I think not. And not merely because I have never heard the Common Core cheerleaders once use the word “educated.” I think not because I have read the Common Core State Standards and, even putting aside the entire monstrous package deal that goes with them, I find them largely appalling. I understand completely why they are so relentlessly endorsed by the Business Round Table and the like. I understand completely that they are completely the product of the Bill and Melinda Gates Foundation.
Certain questions, it seems to me, are eternally open. The question of what it means to be educated is one of them. I humbly submit a few of my thoughts on this question and invite you to add your own.
An educated person would understand that job training and education are radically different endeavors.
An educated person would have the ability to not merely choose between Coke and Pepsi but the ability to critique a system that produces such a “choice. ”
An educated person understands that technology is not science and data is information and not knowledge and that knowledge is not wisdom.
An educated person understands that technology is never value free.
An educated person would understand, on some level, the meaning of the statement “All philosophy is commentary on Plato. ” They would also know how such a statement could apply to all of the other arts and sciences.
An educated person would have at least some rudimentary knowledge of the great narratives, both secular and religious, that have shaped our world, institutions and consciousness.
An educated person would know the definitions of the words “sublime” and “transcendent “ and, even at the age of 10, be capable of articulating examples of both.
An educated person would not confuse data with reality.
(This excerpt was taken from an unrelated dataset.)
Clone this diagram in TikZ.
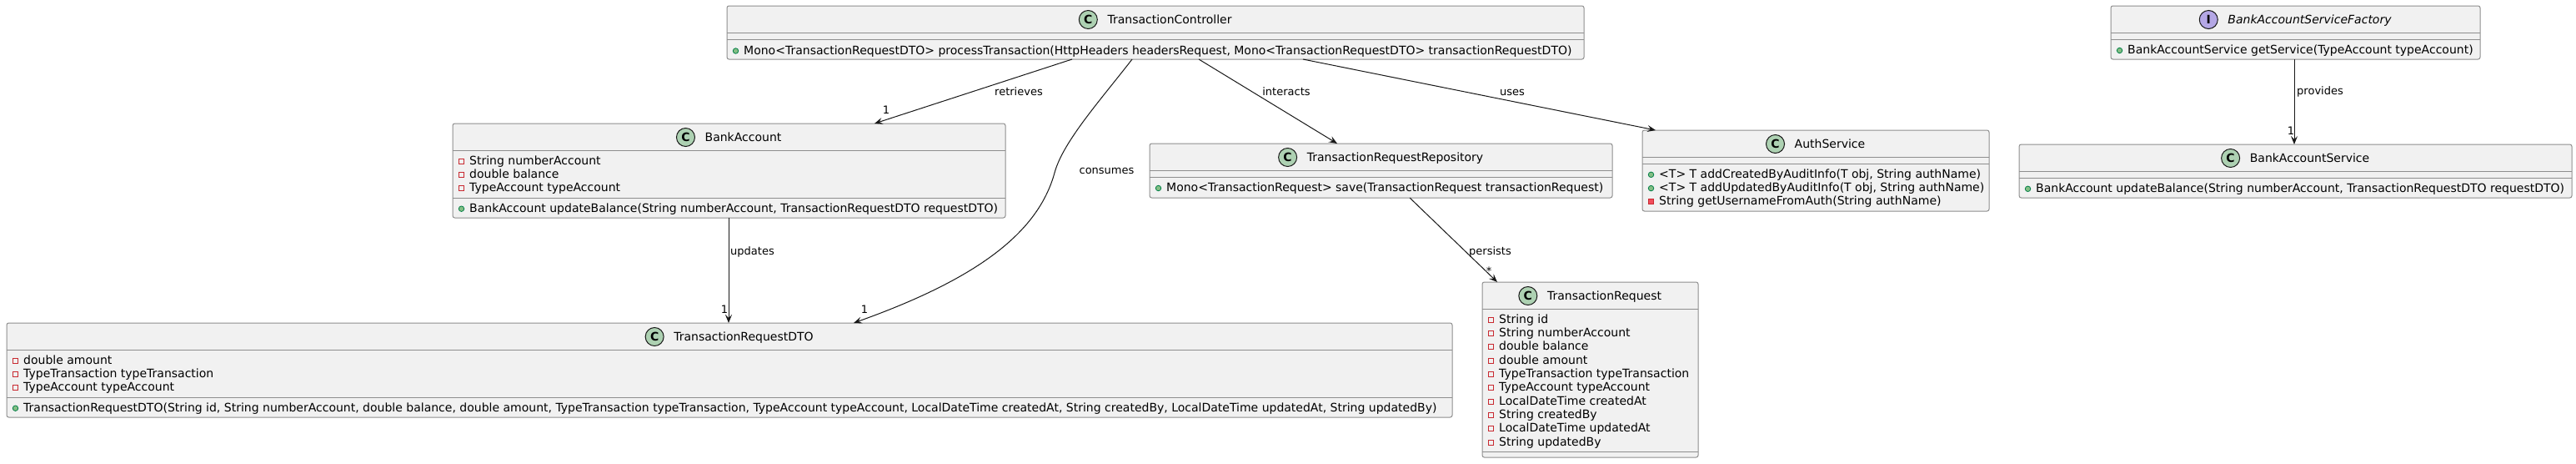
\documentclass[tikz,border=0pt]{standalone}
\usepackage{fontspec}
\setmainfont{DejaVu Sans}
\usetikzlibrary{arrows.meta,calc}
\definecolor{boxfill}{HTML}{F1F1F1}
\definecolor{sepgray}{HTML}{8E8E8E}
\definecolor{linecol}{HTML}{181818}
\definecolor{cgreen}{HTML}{ADD1B2}
\definecolor{ipurple}{HTML}{B4A7E5}
\definecolor{privred}{HTML}{C82930}
\definecolor{privfill}{HTML}{F24D5C}
\definecolor{pubgreen}{HTML}{038048}
\definecolor{pubfill}{HTML}{84BE84}
\newcommand{\memfont}{\fontsize{14pt}{16pt}\selectfont}
\newcommand{\lblfont}{\fontsize{13pt}{15pt}\selectfont}
\newcommand{\iconfont}{\fontsize{14pt}{14pt}\selectfont\bfseries}
\newcommand{\mbr}[5]{%
  \node[#2] (#1i) at ({#3+10.5},{#4+1}) {};
  \node[mem] (#1) at ({#3+20},{#4+5}) {#5};}
\newcommand{\ttlbox}[6]{%
  \node[ttl] (#1T) at ({#4+17},{#5+5}) {#6};
  \node[#2] (#1I) at ([xshift=-23pt,yshift=5pt]#1T.base west) {#3};}
\begin{document}
\begin{tikzpicture}[x=1pt,y=-1pt,
  cls/.style={draw=sepgray, line width=1pt, fill=boxfill, rounded corners=2.5pt, anchor=north west, inner sep=0pt, outer sep=0pt},
  sepline/.style={draw=sepgray, line width=1pt},
  ttl/.style={font=\memfont, inner sep=0pt, anchor=base},
  mem/.style={font=\memfont, inner sep=0pt, anchor=base west},
  lbl/.style={font=\lblfont, inner sep=0pt, anchor=base},
  lblw/.style={font=\lblfont, inner sep=0pt, anchor=base west},
  assoc/.style={draw=linecol, line width=1pt, -{Stealth[length=10pt,width=8pt,inset=4pt]}},
  cicon/.style={circle, draw=linecol, line width=1pt, fill=cgreen, minimum size=22pt, inner sep=0pt, font=\iconfont},
  iicon/.style={circle, draw=linecol, line width=1pt, fill=ipurple, minimum size=22pt, inner sep=0pt, font=\iconfont},
  pfield/.style={rectangle, draw=privred, line width=1pt, minimum size=6pt, inner sep=0pt},
  pmeth/.style={rectangle, draw=privred, fill=privfill, line width=1pt, minimum size=6pt, inner sep=0pt},
  umeth/.style={circle, draw=pubgreen, fill=pubfill, line width=0.8pt, minimum size=6.5pt, inner sep=0pt}]
\useasboundingbox (0,0) rectangle (3090,555);
\fill[white] (0,0) rectangle (3090,555);

% TransactionController
\node[cls, minimum width=1028pt, minimum height=64pt] (ctrl) at (872,7) {};
\draw[sepline] (872,39.5) -- (1900,39.5);
\draw[sepline] (872,47.5) -- (1900,47.5);
\ttlbox{ctrl}{cicon}{C}{1386}{23.5}{TransactionController}
\mbr{ctrlMa}{umeth}{872}{60}{Mono<TransactionRequestDTO> processTransaction(HttpHeaders headersRequest, Mono<TransactionRequestDTO> transactionRequestDTO)}

% BankAccount
\node[cls, minimum width=663pt, minimum height=113pt] (ba) at (543,148) {};
\draw[sepline] (543,180.5) -- (1206,180.5);
\draw[sepline] (543,237.4) -- (1206,237.4);
\ttlbox{ba}{cicon}{C}{874.5}{164.5}{BankAccount}
\mbr{baFa}{pfield}{543}{192.3}{String numberAccount}
\mbr{baFb}{pfield}{543}{208.6}{double balance}
\mbr{baFc}{pfield}{543}{224.9}{TypeAccount typeAccount}
\mbr{baMa}{umeth}{543}{249.2}{BankAccount updateBalance(String numberAccount, TransactionRequestDTO requestDTO)}

% TransactionRequestRepository
\node[cls, minimum width=555pt, minimum height=65pt] (repo) at (1379,172) {};
\draw[sepline] (1379,204.5) -- (1934,204.5);
\draw[sepline] (1379,212.5) -- (1934,212.5);
\ttlbox{repo}{cicon}{C}{1656.5}{188.5}{TransactionRequestRepository}
\mbr{repoMa}{umeth}{1379}{224.5}{Mono<TransactionRequest> save(TransactionRequest transactionRequest)}

% AuthService
\node[cls, minimum width=416pt, minimum height=97pt] (auth) at (1970,156) {};
\draw[sepline] (1970,188.5) -- (2386,188.5);
\draw[sepline] (1970,196.5) -- (2386,196.5);
\ttlbox{auth}{cicon}{C}{2178}{172.5}{AuthService}
\mbr{authMa}{umeth}{1970}{208.3}{<T> T addCreatedByAuditInfo(T obj, String authName)}
\mbr{authMb}{umeth}{1970}{224.6}{<T> T addUpdatedByAuditInfo(T obj, String authName)}
\mbr{authMc}{pmeth}{1970}{240.9}{String getUsernameFromAuth(String authName)}

% BankAccountServiceFactory
\node[cls, minimum width=443pt, minimum height=64pt] (basf) at (2532,7) {};
\draw[sepline] (2532,39.5) -- (2975,39.5);
\draw[sepline] (2532,47.5) -- (2975,47.5);
\ttlbox{basf}{iicon}{I}{2753.5}{23.5}{\itshape BankAccountServiceFactory}
\mbr{basfMa}{umeth}{2532}{59.5}{BankAccountService getService(TypeAccount typeAccount)}

% BankAccountService
\node[cls, minimum width=663pt, minimum height=64pt] (bas) at (2422,173) {};
\draw[sepline] (2422,205.5) -- (3085,205.5);
\draw[sepline] (2422,213.5) -- (3085,213.5);
\ttlbox{bas}{cicon}{C}{2753.5}{189.5}{BankAccountService}
\mbr{basMa}{umeth}{2422}{225.3}{BankAccount updateBalance(String numberAccount, TransactionRequestDTO requestDTO)}

% TransactionRequestDTO
\node[cls, minimum width=1734pt, minimum height=113pt] (dto) at (8,387) {};
\draw[sepline] (8,419.5) -- (1742,419.5);
\draw[sepline] (8,476.4) -- (1742,476.4);
\ttlbox{dto}{cicon}{C}{875}{403.5}{TransactionRequestDTO}
\mbr{dtoFa}{pfield}{8}{431.3}{double amount}
\mbr{dtoFb}{pfield}{8}{447.6}{TypeTransaction typeTransaction}
\mbr{dtoFc}{pfield}{8}{463.9}{TypeAccount typeAccount}
\mbr{dtoMa}{umeth}{8}{488.2}{TransactionRequestDTO(String id, String numberAccount, double balance, double amount, TypeTransaction typeTransaction, TypeAccount typeAccount, LocalDateTime createdAt, String createdBy, LocalDateTime updatedAt, String updatedBy)}

% TransactionRequest
\node[cls, minimum width=259pt, minimum height=210pt] (tr) at (1778,338) {};
\draw[sepline] (1778,370.5) -- (2037,370.5);
\draw[sepline] (1778,541.5) -- (2037,541.5);
\ttlbox{tr}{cicon}{C}{1907.5}{354.5}{TransactionRequest}
\mbr{trFa}{pfield}{1778}{382.3}{String id}
\mbr{trFb}{pfield}{1778}{398.6}{String numberAccount}
\mbr{trFc}{pfield}{1778}{414.9}{double balance}
\mbr{trFd}{pfield}{1778}{431.2}{double amount}
\mbr{trFe}{pfield}{1778}{447.5}{TypeTransaction typeTransaction}
\mbr{trFf}{pfield}{1778}{463.8}{TypeAccount typeAccount}
\mbr{trFg}{pfield}{1778}{480.1}{LocalDateTime createdAt}
\mbr{trFh}{pfield}{1778}{496.4}{String createdBy}
\mbr{trFi}{pfield}{1778}{512.7}{LocalDateTime updatedAt}
\mbr{trFj}{pfield}{1778}{529.0}{String updatedBy}

% connectors
\draw[assoc] ([xshift=414pt]ctrl.south west) -- ([xshift=506pt]ba.north west);
\draw[assoc] ([xshift=486pt]ctrl.south west) .. controls (1320,120) and (1275,170) .. (1265,207)
   .. controls (1245,280) and (1170,335) .. ([xshift=1016pt]dto.north west);
\draw[assoc] ([xshift=566pt]ctrl.south west) -- ([xshift=225pt]repo.north west);
\draw[assoc] ([xshift=691pt]ctrl.south west) -- ([xshift=16pt]auth.north west);
\draw[assoc] ([xshift=331pt]ba.south west) -- ([xshift=866pt]dto.north west);
\draw[assoc] ([xshift=312pt]repo.south west) -- ([xshift=18pt]tr.north west);
\draw[assoc] ([xshift=220pt]basf.south west) -- ([xshift=330pt]bas.north west);

% labels
\node[lbl] (lretr) at (1222,114.5) {retrieves};
\node[lbl] (linter) at (1543,114.5) {interacts};
\node[lbl] (luses) at (1814,114.5) {uses};
\node[lbl] (lcons) at (1327.5,208.5) {consumes};
\node[lblw] (lupd) at (876,305.5) {updates};
\node[lblw] (lpers) at (1762,305.5) {persists};
\node[lblw] (lprov) at (2755,113.5) {provides};
\node[lbl] (mretr) at (1063,136.5) {1};
\node[lbl] (mupd) at (869,375.5) {1};
\node[lbl] (mcons) at (1037,375.5) {1};
\node[lbl] (mpers) at (1786,329) {*};
\node[lbl] (mprov) at (2748,161.5) {1};
\end{tikzpicture}
\end{document}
An educated person would know that participation is vital in the establishment and maintenance of a functioning democracy. They would know too that when Thomas Jefferson wrote, “The Price of Freedom is Eternal Vigilance, “ he was not talking about external enemies.
Above all, an educated person would have an understanding of what is happening to him or her, why it is happening and who and what are making it happen and be able to articulate a response to what they see.